Quarterman was named a preseason All-American by the Associated Press and several other media outlets, as well as to the watchlists for the Butkus and Chuck Bednarik Awards, going into his senior season. Quarterman finished the season with 107 tackles, 15.5 tackles for loss, one sack, and one forced fumble and was again named first-team All-ACC.

==Professional career==

Pre-draft measurables
| Height | Weight | Arm length | Hand span | 40-yard dash | Vertical jump | Broad jump | Bench press |
| 6 ft 0+1⁄2 in (1.84 m) | 234 lb (106 kg) | 31+5⁄8 in (0.80 m) | 9+1⁄8 in (0.23 m) | 4.74 s | 31.0 in (0.79 m) | 10 ft 0 in (3.05 m) | 23 reps |
All values from NFL Combine

===Jacksonville Jaguars===
Quarterman was selected in the fourth round of the 2020 NFL draft by the Jacksonville Jaguars. Quarterman made his NFL debut on September 13, 2020, in the season opener against the Indianapolis Colts, playing on special teams. He was placed on injured reserve on November 7, 2020. He was activated on December 5, 2020.

===Philadelphia Eagles===
On August 5, 2024, Quarterman signed with the Philadelphia Eagles, but was waived six days later.

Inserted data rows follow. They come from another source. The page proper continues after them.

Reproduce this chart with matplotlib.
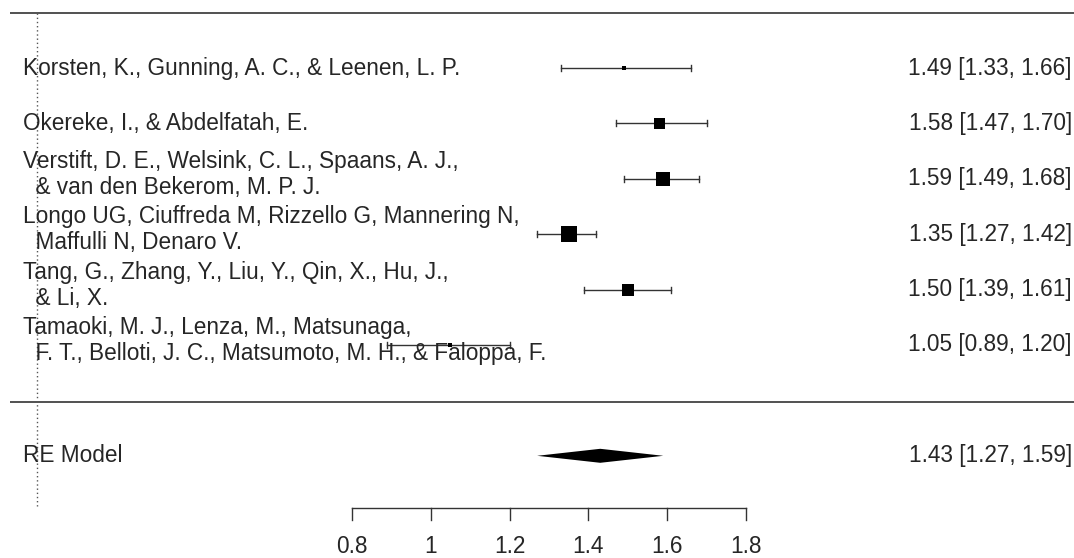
import matplotlib
matplotlib.use("Agg")
import matplotlib.pyplot as plt
import numpy as np

plt.rcParams['font.family'] = ['Liberation Sans', 'DejaVu Sans']

studies = [
    "Korsten, K., Gunning, A. C., & Leenen, L. P.",
    "Okereke, I., & Abdelfatah, E.",
    "Verstift, D. E., Welsink, C. L., Spaans, A. J.,\n  & van den Bekerom, M. P. J.",
    "Longo UG, Ciuffreda M, Rizzello G, Mannering N,\n  Maffulli N, Denaro V.",
    "Tang, G., Zhang, Y., Liu, Y., Qin, X., Hu, J.,\n  & Li, X.",
    "Tamaoki, M. J., Lenza, M., Matsunaga,\n  F. T., Belloti, J. C., Matsumoto, M. H., & Faloppa, F.",
]
est = [1.49, 1.58, 1.59, 1.35, 1.50, 1.05]
lo = [1.33, 1.47, 1.49, 1.27, 1.39, 0.89]
hi = [1.66, 1.70, 1.68, 1.42, 1.61, 1.20]
# square side (px) reflects study weight
sq_px = [4, 11, 14, 16, 12, 5]

re_label = "RE Model"
re_est, re_lo, re_hi = 1.43, 1.27, 1.59

ticks = [0.8, 1.0, 1.2, 1.4, 1.6, 1.8]
tick_labels = ["0.8", "1", "1.2", "1.4", "1.6", "1.8"]

W, H = 1074, 558
fig = plt.figure(figsize=(W / 100, H / 100), dpi=100)
ax = fig.add_axes([0, 0, 1, 1])
ax.set_axis_off()

# x: data units (px per unit = 394, 0.8 at px 352)
ppu = 394.0
xl = 0.8 - 352 / ppu
xr = 0.8 + (W - 352) / ppu
# y: row units (55.4 px per row, row 8 at px 68)
rpx = 55.4
yt = 8 + 68 / rpx
yb = 8 - (H - 68) / rpx
ax.set_xlim(xl, xr)
ax.set_ylim(yb, yt)

def px2x(p):
    return xl + p / ppu

def py2y(p):
    return 8 - (p - 68) / rpx

fs = 16.3
txtcol = '#262626'
lcol = '#333333'

n = len(studies)
rows = [8 - i for i in range(n)]

# horizontal lines
ax.plot([px2x(10), xr], [py2y(13), py2y(13)], color=lcol, lw=1.2, solid_capstyle='butt')
ax.plot([px2x(10), xr], [py2y(402), py2y(402)], color=lcol, lw=1.2, solid_capstyle='butt')
# reference line at 0
ax.plot([0, 0], [py2y(13), py2y(506)], color='#555555', lw=1, ls=(0, (1, 2)))

tick_h = 3 / rpx
for i in range(n):
    y = rows[i]
    ax.plot([lo[i], hi[i]], [y, y], color=lcol, lw=1)
    ax.plot([lo[i], lo[i]], [y - tick_h, y + tick_h], color=lcol, lw=1)
    ax.plot([hi[i], hi[i]], [y - tick_h, y + tick_h], color=lcol, lw=1)
    ax.plot([est[i]], [y], marker='s', color='black', ms=sq_px[i] * 0.72, mew=0)
    off = 0.08 if "\n" in studies[i] else 0
    ax.text(px2x(23), y + off, studies[i], ha='left', va='center', fontsize=fs,
            color=txtcol, linespacing=1.15)
    ax.text(px2x(1072), y, f"{est[i]:.2f} [{lo[i]:.2f}, {hi[i]:.2f}]", ha='right',
            va='center', fontsize=fs, color=txtcol)

# RE model diamond
yd = 1
hh = 7 / rpx
ax.fill([re_lo, re_est, re_hi, re_est], [yd, yd + hh, yd, yd - hh], color='black', lw=0)
ax.text(px2x(23), yd, re_label, ha='left', va='center', fontsize=fs, color=txtcol)
ax.text(px2x(1072), yd, f"{re_est:.2f} [{re_lo:.2f}, {re_hi:.2f}]", ha='right',
        va='center', fontsize=fs, color=txtcol)

# x axis
ya = py2y(508)
ax.plot([ticks[0], ticks[-1]], [ya, ya], color=lcol, lw=1)
tl = 12 / rpx
for t, lab in zip(ticks, tick_labels):
    ax.plot([t, t], [ya, ya - tl], color=lcol, lw=1)
    ax.text(t, py2y(553), lab, ha='center', va='baseline', fontsize=fs, color=txtcol)

fig.savefig("out.png", dpi=100)
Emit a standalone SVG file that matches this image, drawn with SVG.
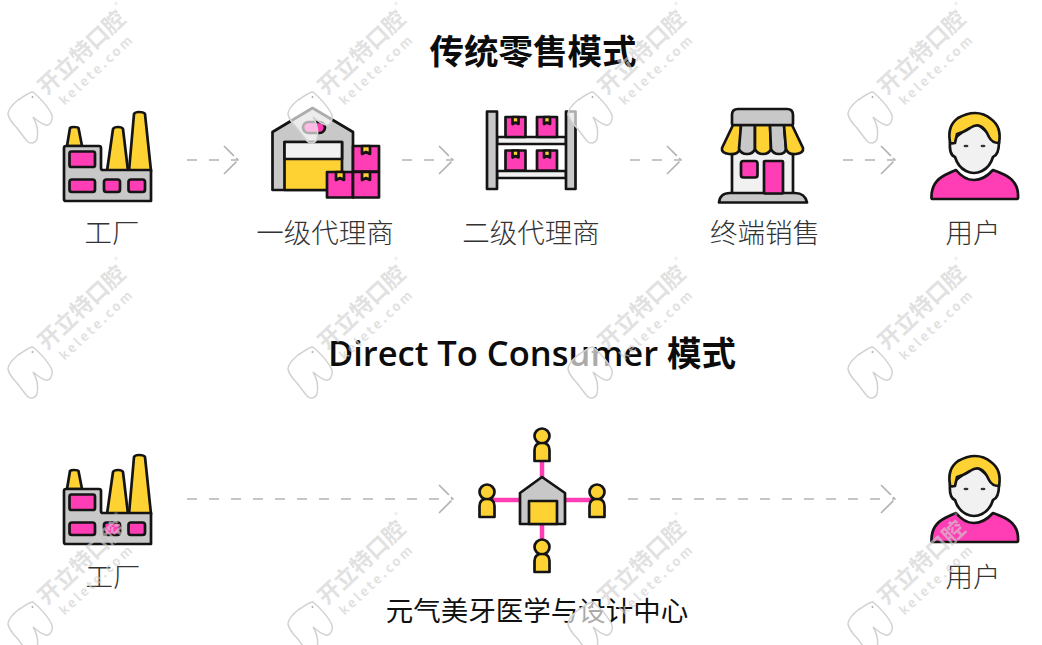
<svg xmlns="http://www.w3.org/2000/svg" xmlns:xlink="http://www.w3.org/1999/xlink" width="1042" height="645" viewBox="0 0 1042 645">
<style>
.k{stroke:#141414;stroke-width:2.700;stroke-linejoin:round;stroke-linecap:round}
.y{fill:#ffd233}.p{fill:#ff3db4}.g{fill:#c8c8c8}.l{fill:#f1f1f1}
.t{font-family:"Open Sans","Noto Sans CJK SC",sans-serif;font-weight:600;fill:#0c0c0c;text-anchor:middle}
.c{font-family:"Noto Sans CJK SC",sans-serif;font-weight:200;font-size:27.500px;fill:#333;text-anchor:middle}
.a{fill:none;stroke:#b4b4b4;stroke-width:1.700;stroke-dasharray:10 12}
.h{fill:none;stroke:#b4b4b4;stroke-width:1.700}
.w{fill:#d0d0d0;fill-opacity:.65;font-family:"Noto Sans CJK SC",sans-serif;text-anchor:middle}
</style>
<defs>
<g id="factory">
<path class="k y" d="M67 146L70 128Q71 127 74 127Q78 127 78.500 128L82 146Z"/>
<path class="k y" d="M107 171L113 129Q114 127 118 127Q122 127 123 129L128 171Z"/>
<path class="k y" d="M129 171L134 114Q135 112 139 112Q144 112 145 114L151 171Z"/>
<path class="k g" d="M64 148Q64 146 66 146L99 146Q101 146 101 148L101 168Q101 170 103 170L151 170L151 201L66 201Q64 201 64 199Z"/>
<rect class="k p" x="69.500" y="151.500" width="25.500" height="15.500" rx="2"/>
<rect class="k p" x="69.500" y="179.500" width="25.500" height="12.500" rx="2.500"/>
<rect class="k p" x="104" y="179.500" width="16" height="12.500" rx="2.500"/>
<rect class="k p" x="128.500" y="179.500" width="16.500" height="12.500" rx="2.500"/>
</g>
<g id="box">
<rect class="k p" width="26" height="25.500"/>
<path class="k y" d="M9 0L17 0L17 8L13 6L9 8Z" stroke-width="2"/>
</g>
<g id="sbox">
<rect class="k p" width="20" height="20" stroke-width="2.200"/>
<path class="k y" d="M7 0L13 0L13 7L10 5.500L7 7Z" stroke-width="1.600"/>
</g>
<g id="person">
<path class="k p" d="M931.500 198Q931 182 945 175Q951 172 956 170Q964 180 974 180Q984 180 993 170Q999 172 1005 175Q1019 182 1018 198Q1018 199 1016 199L933 199Q931.500 199 931.500 198Z"/>
<path class="k l" d="M950 142Q949 155 955 157Q958 167 966 171Q974 175 982 171Q990 167 993 157Q999 155 999 142L975 122Z"/>
<path class="k y" d="M955 143Q950 144 950 142Q947 126 958 118Q967 113 975 113Q984 113 991 119Q1002 127 999 143Q992 143 989 137Q985 128 980 126Q976 124 970 128Q962 133 957 134Z"/>
<ellipse cx="966" cy="146" rx="2.500" ry="1.300" fill="#333"/>
<ellipse cx="983" cy="146" rx="2.500" ry="1.300" fill="#333"/>
</g>
<g id="mini">
<circle class="k y" cx="0" cy="-24" r="7.500" stroke-width="2"/>
<path class="k y" d="M-7.500 1L-7.500 -10Q-7.500 -17 0 -17Q7.500 -17 7.500 -10L7.500 1Z" stroke-width="2"/>
</g>
<g id="chev"><path class="h" d="M0 -14L14 0L0 14" stroke-dasharray="14 3 3 2 22"/></g>
<g id="wm">
<path d="M33 92C38 96 48 106 52 115C53 121 50 126 46 125C41 124 37 120 33 117C36 122 39 130 37 139C35 144 30 144 27 141C23 136 20 132 17 128C13 124 9 119 8 114C8 109 12 105 18 100C23 97 29 92 33 92Z" fill="#fff" fill-opacity=".65" stroke="#d2d2d2" stroke-width="1.500"/>
<circle cx="32.500" cy="97" r="1" fill="#aaa"/>
<text class="w" font-size="22" font-weight="700" transform="translate(82 53) rotate(-43)" y="7">开立特口腔</text>
<text class="w" font-size="13" font-weight="700" letter-spacing="2.600" transform="translate(97 70) rotate(-43)" y="4">kelete.com</text>
<text class="w" font-size="8" transform="translate(116 6)" y="2">®</text>
</g>
</defs>

<rect width="1042" height="645" fill="#fff"/>

<g id="connectors">
<path class="a" d="M187 160H238"/><use href="#chev" x="224" y="160"/>
<path class="a" d="M402 160H453"/><use href="#chev" x="439" y="160"/>
<path class="a" d="M630 160H681"/><use href="#chev" x="667" y="160"/>
<path class="a" d="M843 160H895"/><use href="#chev" x="881" y="160"/>
<path class="a" d="M187 499H453" stroke-dasharray="16 17"/><use href="#chev" x="439" y="499"/>
<path class="a" d="M628 499H895" stroke-dasharray="16 17"/><use href="#chev" x="881" y="499"/>
</g>

<g id="title-top"><text class="t" x="533" y="64" font-size="34.500">传统零售模式</text></g>
<g id="title-bottom"><text class="t" x="532" y="366" font-size="34.500">Direct To Consumer 模式</text></g>

<g id="node-factory-1"><use href="#factory"/><text class="c" x="112" y="243">工厂</text></g>

<g id="node-agent-1">
<path class="k g" d="M272.500 132L312.500 108L353 132L353 190L272.500 190Z"/>
<rect class="k p" x="303" y="122" width="22" height="11" rx="5.500"/>
<rect class="k y" x="284.500" y="142" width="57.500" height="48"/>
<rect class="k l" x="284.500" y="142" width="57.500" height="17"/>
<use href="#box" x="353" y="146"/>
<use href="#box" x="327" y="172"/>
<use href="#box" x="353" y="172"/>
<text class="c" x="325" y="243">一级代理商</text>
</g>

<g id="node-agent-2">
<rect class="k l" x="497" y="137" width="69" height="7"/>
<rect class="k l" x="497" y="171" width="69" height="7"/>
<use href="#sbox" x="505.500" y="117"/><use href="#sbox" x="537" y="117"/>
<use href="#sbox" x="505.500" y="150.500"/><use href="#sbox" x="537" y="150.500"/>
<rect class="k g" x="487" y="111.500" width="10" height="77.500"/>
<rect class="k g" x="566" y="111.500" width="9.500" height="77.500"/>
<text class="c" x="531" y="243">二级代理商</text>
</g>

<g id="node-retail">
<rect class="k l" x="732" y="145" width="61" height="49"/>
<path class="k g" d="M719 202.500Q720 193 730 193L795 193Q805 193 807 202.500Z"/>
<rect class="k p" x="741" y="161" width="16.500" height="16.500" rx="2.500"/>
<rect class="k p" x="764" y="161" width="19" height="32.500" rx="1"/>
<path class="k y" d="M733 125L722 148Q721 153 729 154Q738 155 740 149L741 125Z"/>
<path class="k g" d="M741 125L739 149Q741 154 747 154Q753 154 755 149L755 125Z"/>
<path class="k y" d="M755 125L755 149Q757 154 763 154Q769 154 771 149L770 125Z"/>
<path class="k g" d="M770 125L771 149Q773 154 779 154Q785 154 786 149L784 125Z"/>
<path class="k y" d="M784 125L786 149Q788 155 796 154Q804 153 803 148L792 125Z"/>
<path class="k g" d="M732 124L732 115Q732 109 738 109L787 109Q793 109 793 115L793 124Q793 125 792 125L733 125Q732 125 732 124Z"/>
<text class="c" x="765" y="243">终端销售</text>
</g>

<g id="node-user-1"><use href="#person"/><text class="c" x="973" y="243">用户</text></g>

<g id="node-factory-2"><use href="#factory" y="343"/><text class="c" x="113" y="587">工厂</text></g>

<g id="node-center">
<path d="M542 460V540M492 500H593" fill="none" stroke="#ff3db4" stroke-width="4.500"/>
<path class="k g" d="M520 493L542 477L565 493L565 524L520 524Z" stroke-width="2"/>
<rect class="k y" x="529" y="501" width="28" height="23" stroke-width="2"/>
<use href="#mini" x="542" y="460"/>
<use href="#mini" x="487" y="516"/>
<use href="#mini" x="597" y="516"/>
<use href="#mini" x="542" y="571"/>
<text x="537" y="621" text-anchor="middle" font-family="Noto Sans CJK SC,sans-serif" font-size="27.500" fill="#111">元气美牙医学与设计中心</text>
</g>

<g id="node-user-2"><use href="#person" y="343"/><text class="c" x="973" y="587">用户</text></g>

<g id="watermark">
<use href="#wm"/><use href="#wm" x="280"/><use href="#wm" x="560"/><use href="#wm" x="840"/>
<use href="#wm" y="255"/><use href="#wm" x="280" y="255"/><use href="#wm" x="560" y="255"/><use href="#wm" x="840" y="255"/>
<use href="#wm" y="510"/><use href="#wm" x="280" y="510"/><use href="#wm" x="560" y="510"/><use href="#wm" x="840" y="510"/>
</g>
</svg>
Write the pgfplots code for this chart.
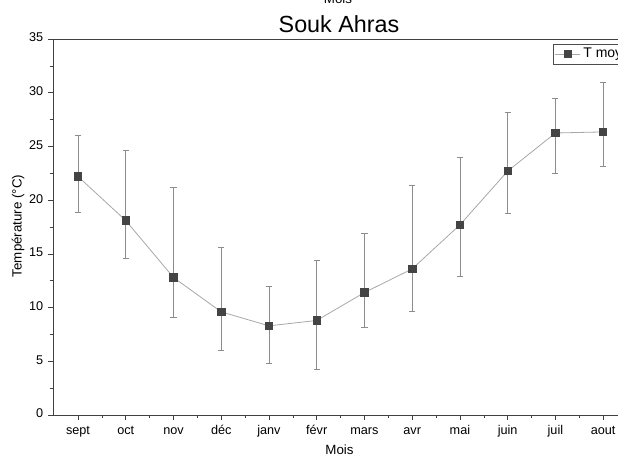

===Los Angeles Chargers (first stint)===
On August 12, 2024, Quarterman signed with the Los Angeles Chargers. He was released on August 27, and re-signed to the practice squad. He was released on October 9.

===Carolina Panthers===
On October 15, 2024, Quarterman signed with the Carolina Panthers practice squad. He was released on October 29.

===Los Angeles Chargers (second stint)===
On November 6, 2024, Quarterman was signed to the Los Angeles Chargers practice squad. He was signed to the active roster on November 16.